Há ainda leis municipais que recomendam o plantio de árvores em outras atividades humanas. Em Martinópolis, cidade a 553 km de São Paulo, uma Lei Municipal, de 2007 obriga os pais a plantarem uma árvore para cada bebê nascido! Como na cidade nasce uma criança por dia, se todos os pais cumprirem a lei são 30 novas árvores por mês, o que, segundo o vereador André Luiz Crepaldi, autor do projeto, vai fazer muita diferença no futuro. Mas nenhuma punição está prevista para quem não cumprir a lei... E em Indaiatuba (SP), quando da comemoração dos 50 anos da Toyota no Brasil, em 22/112008, 10 mil voluntários quebraram o recorde mundial de plantio de árvores, ao plantarem 54 mil mudas de árvores de espécies nativas da região em 30 hectares da Fazenda Pimenta Indaiatuba em 17 minutos e 13 segundos e entraram pro Guiness!
Mas, conforme reportagem de Francisco Alves Filho, na revista Isto É –Tecnologia e Meio Ambiente – Edição No.1985,intitulada “Quantas árvores você está devendo?”,é preciso rever a antiga receita de realização pessoal que sugere a todo homem escrever um livro, ter um filho e plantar uma árvore. Segundo ele,os dois primeiros itens continuam valendo, mas para saldar nossa dívida ambiental com o planeta, semear apenas uma muda é atualmente quase nada! Isso leva pessoas e empresas à iniciativa de amenizar o problema – a chamada “neutralização” – que consiste em compensar a ação poluente do ser humano com o plantio de árvores, o mais equivalente possível à quantidade de gás carbônico lançado na atmosfera. Mas como diz David Lee, professor de meio ambiente da Universidade Estadual do Rio de Janeiro: “Contribuímos para o aquecimento global quando usamos, por exemplo, materiais degradáveis ou veículos movidos a combustível fóssil”.

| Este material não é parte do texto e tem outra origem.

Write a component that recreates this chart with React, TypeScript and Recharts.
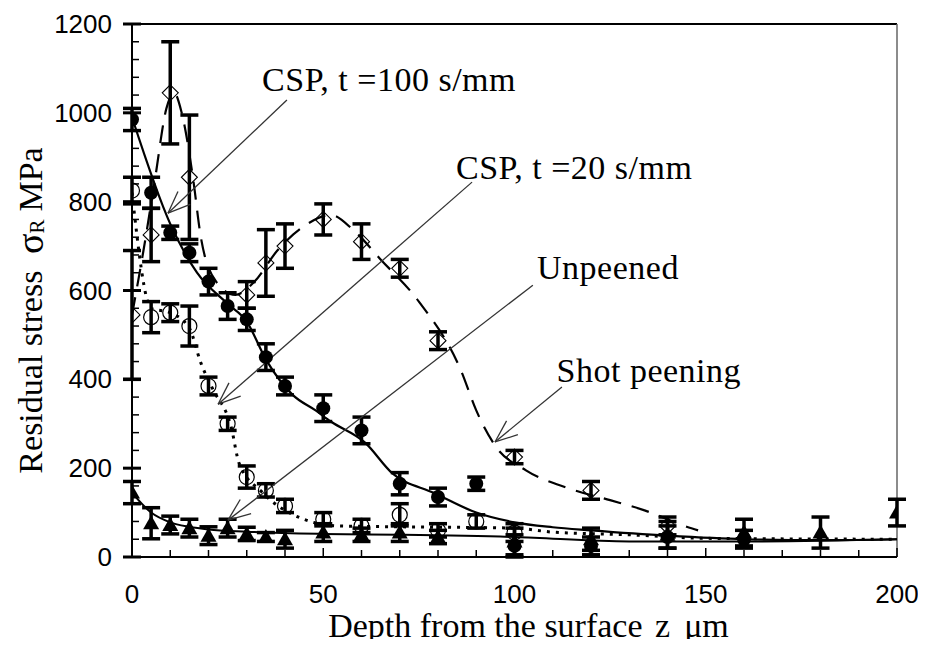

E é justamente aí que reside o principal “furo” da Lei em vigor do deputado Marquinhos Trad. Embora louvável, sob o ponto de vista simbólico e de marketing (especialmente em ano eleitoral!), ela tem apenas função “neutralizadora” e “mitigatória”, mas não elimina de fato a poluição ambiental causada por veículos automotivos antes que ela aconteça!Para que isso ocorra, é fundamental, dentre outras medidas, reduzir significativamente, nos próximos anos, a frota de veículos nacionais movida a combustíveis fósseis e a troca por outros que utilizem fontes energéticas não-poluidoras, tais como energia elétrica, eólica, solar, hidrogênio, etc., além naturalmente do incentivo ao uso do transporte coletivo ao invés do individual. Dá pra encarar?